The touchdown — Smith’s first since his injury — pulled Washington within three points of New York’s lead with more than 10 minutes remaining in the fourth.

“It always feels good to throw a touchdown,” Smith said. “It had been a really long time. I didn’t do much on that one. Terry obviously helped me out and made an amazing play.”

But any enjoyment ended there. Smith — with a chance to put Washington at least in field goal range — was intercepted on a third and 10 at the New York 40-yard line. Washington’s defense gave its offense one more chance after a third-down sack by rookie safety Kam Curl on a blitz. But again the opportunity was spoiled by a turnover; Smith was intercepted a third and final time, deep in his team’s own territory.

“We had a chance without those two,” he said. “The second one is the one that really hurts, you know? I felt like we were rolling, moving the ball and really had them on their heels. … The last one, two minute, you are trying to make a play. I just felt like I was late. … I obviously feel I’m better than that and certainly capable of making that play. You can’t throw it late over the middle. That’s quarterbacking 101.”

Still, Rivera said he came away pleased by Smith’s play.
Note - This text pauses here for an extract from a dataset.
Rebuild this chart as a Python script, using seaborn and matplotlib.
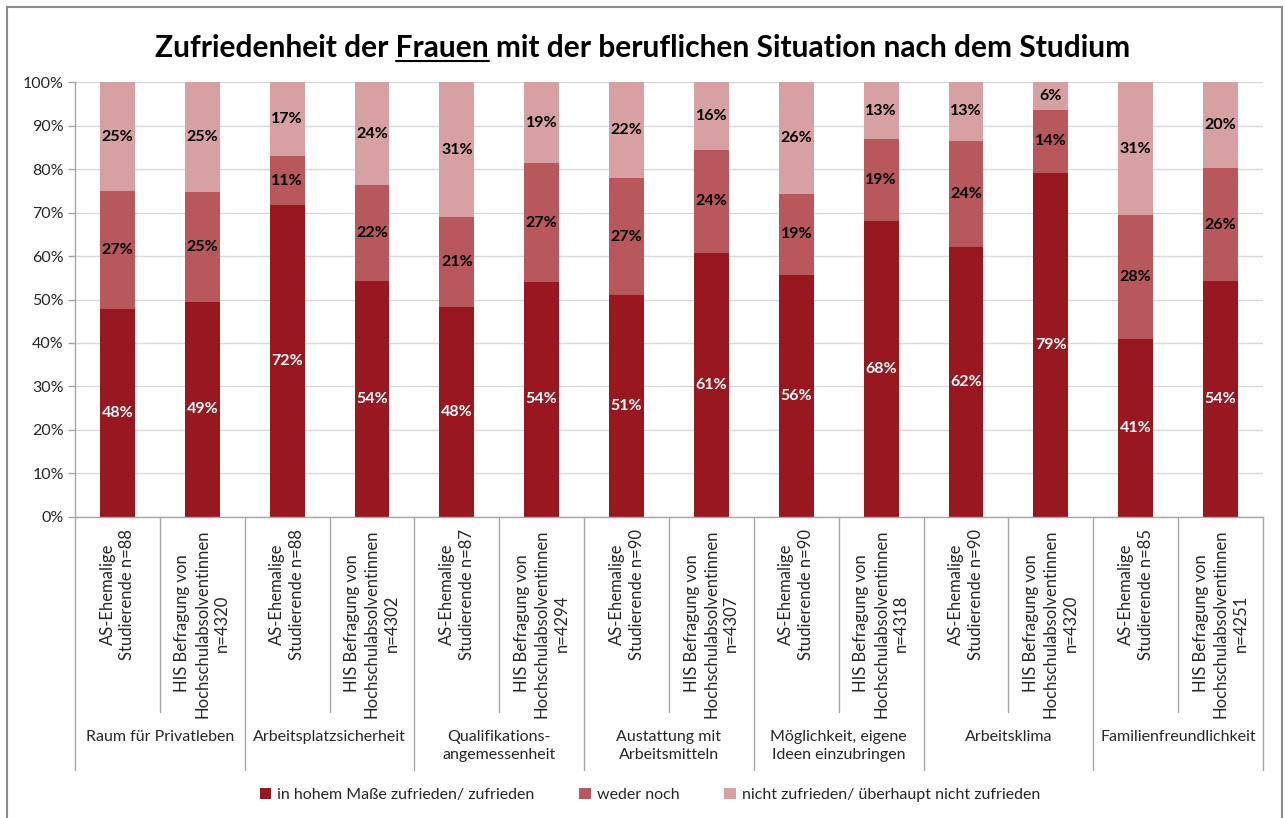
import numpy as np
import pandas as pd
import matplotlib
matplotlib.use("Agg")
import matplotlib.pyplot as plt
import matplotlib.transforms as mtransforms
from matplotlib.patches import Rectangle, Patch
from matplotlib.lines import Line2D
import seaborn as sns

# ---- data -------------------------------------------------------------
topics = [
    "Raum für Privatleben",
    "Arbeitsplatzsicherheit",
    "Qualifikations-\nangemessenheit",
    "Austattung mit\nArbeitsmitteln",
    "Möglichkeit, eigene\nIdeen einzubringen",
    "Arbeitsklima",
    "Familienfreundlichkeit",
]
sample_sizes = [88, 4320, 88, 4302, 87, 4294, 90, 4307, 90, 4318, 90, 4320, 85, 4251]
bar_names = [
    f"AS-Ehemalige\nStudierende n={n}" if i % 2 == 0
    else f"HIS Befragung von\nHochschulabsolventinnen\nn={n}"
    for i, n in enumerate(sample_sizes)
]
satisfied = [47.7, 49.4, 71.7, 54.2, 48.2, 54.0, 51.0, 60.8, 55.6, 68.1, 62.2, 79.2, 41.0, 54.2]
neutral = [27.3, 25.4, 11.3, 22.2, 20.8, 27.4, 26.9, 23.6, 18.8, 18.8, 24.4, 14.4, 28.4, 26.0]
unsatisfied = [25.0, 25.2, 17.0, 23.6, 31.0, 18.6, 22.1, 15.6, 25.6, 13.1, 13.4, 6.4, 30.6, 19.8]
series_names = [
    "in hohem Maße zufrieden/ zufrieden",
    "weder noch",
    "nicht zufrieden/ überhaupt nicht zufrieden",
]
colors = ["#99171F", "#B8585C", "#D7A0A3"]

# ---- style ------------------------------------------------------------
sns.set_style("white")
plt.rcParams["font.family"] = ["Lato", "DejaVu Sans"]
plt.rcParams["text.color"] = "#262626"

W, H = 1286, 818
fig = plt.figure(figsize=(W / 100, H / 100), dpi=100)
ax = fig.add_axes([75 / W, 1 - 516.7 / H, (1263 - 75) / W, (516.7 - 82.3) / H])

df = pd.DataFrame({
    "pos": np.arange(len(satisfied)),
    "s1": satisfied,
    "s2": np.array(satisfied) + np.array(neutral),
    "s3": np.array(satisfied) + np.array(neutral) + np.array(unsatisfied),
})

# stacked bars: draw the cumulative totals from the top layer down
for col, c in zip(["s3", "s2", "s1"], colors[::-1]):
    sns.barplot(data=df, x="pos", y=col, color=c, saturation=1, width=0.41,
                linewidth=0, ax=ax, errorbar=None)

ax.set_xlim(-0.5, len(satisfied) - 0.5)
ax.set_ylim(0, 100)
ax.set_yticks(np.arange(0, 101, 10))
ax.set_yticklabels([f"{v}%" for v in range(0, 101, 10)], fontsize=11.5, color="#262626")
ax.yaxis.grid(True, color="#D9D9D9", linewidth=1)
ax.set_axisbelow(True)
ax.tick_params(axis="y", length=5, color="#A6A6A6", width=1, pad=3, left=True)
ax.set_xlabel("")
ax.set_ylabel("")
for s in ["top", "right"]:
    ax.spines[s].set_visible(False)
for s in ["left", "bottom"]:
    ax.spines[s].set_color("#A6A6A6")
    ax.spines[s].set_linewidth(1)

ax.set_xticks(df["pos"])
ax.set_xticklabels(bar_names, rotation=90, fontsize=12, ha="center", va="top",
                   multialignment="center", linespacing=1.3)
ax.tick_params(axis="x", length=0, pad=9)

# segment value labels
for i in range(len(satisfied)):
    bottoms = [0, satisfied[i], satisfied[i] + neutral[i]]
    vals = [satisfied[i], neutral[i], unsatisfied[i]]
    for k, (b, v) in enumerate(zip(bottoms, vals)):
        ax.text(i, b + v / 2, f"{v:.0f}%", ha="center", va="center",
                fontsize=11.5, fontweight="bold",
                color="white" if k == 0 else "black")

# multi-level category axis separators and topic names
trans = mtransforms.blended_transform_factory(ax.transData, ax.transAxes)
for g in range(len(topics) + 1):
    ax.add_line(Line2D([2 * g - 0.5] * 2, [0, -0.582], transform=trans,
                       color="#A6A6A6", lw=1, clip_on=False))
for g in range(len(topics)):
    ax.add_line(Line2D([2 * g + 0.5] * 2, [0, -0.4496], transform=trans,
                       color="#A6A6A6", lw=1, clip_on=False))
    ax.text(2 * g + 0.5, -0.4905, topics[g], transform=trans, ha="center",
            va="top", fontsize=11.5, linespacing=1.35, color="#262626")

# legend
handles = [Patch(facecolor=c, edgecolor="none") for c in colors]
fig.legend(handles, series_names, loc="center", bbox_to_anchor=(650 / W, 1 - 795 / H),
           ncol=3, frameon=False, fontsize=11.5, handlelength=0.7, handleheight=0.7,
           handletextpad=0.4, columnspacing=2.8)

# title with underlined word
title_y = 1 - 57 / H
title_kw = dict(fontsize=21.5, fontweight="bold", color="black", va="baseline")
full_title = "Zufriedenheit der Frauen mit der beruflichen Situation nach dem Studium"
t = fig.text(0.5, title_y, full_title, ha="center", **title_kw)
fig.canvas.draw()
r = fig.canvas.get_renderer()
bb = t.get_window_extent(r)
tmp1 = fig.text(0, 0, "Zufriedenheit der Frauen", **title_kw)
tmp2 = fig.text(0, 0, "Frauen", **title_kw)
w1 = tmp1.get_window_extent(r).width
w2 = tmp2.get_window_extent(r).width
tmp1.remove()
tmp2.remove()
x_end = bb.x0 + w1
x_start = x_end - w2
uy = title_y * H - 4
fig.add_artist(Line2D([x_start / W, x_end / W], [uy / H, uy / H],
                      transform=fig.transFigure, color="black", lw=1.5))

# chart frame
fig.add_artist(Rectangle((7 / W, -0.05), (1282 - 7) / W, 1.05 - 7 / H,
                         transform=fig.transFigure, fill=False,
                         edgecolor="#8C8C8C", lw=1.5))

fig.savefig("out.png", dpi=100)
With Allen out, the veteran will start next week at the Detroit Lions, and Dwayne Haskins, the first-round pick who was demoted to third string, will be elevated to backup.

Where that leaves Washington, a team both rebuilding and fighting for the NFC East crown, is unknown.

“We’ve got a few more games going forward that we’ve got to play in and see exactly who we are as this thing unfolds,” Rivera said. “The nice thing about it is … the division is still up for grabs. We’ll see what happens.”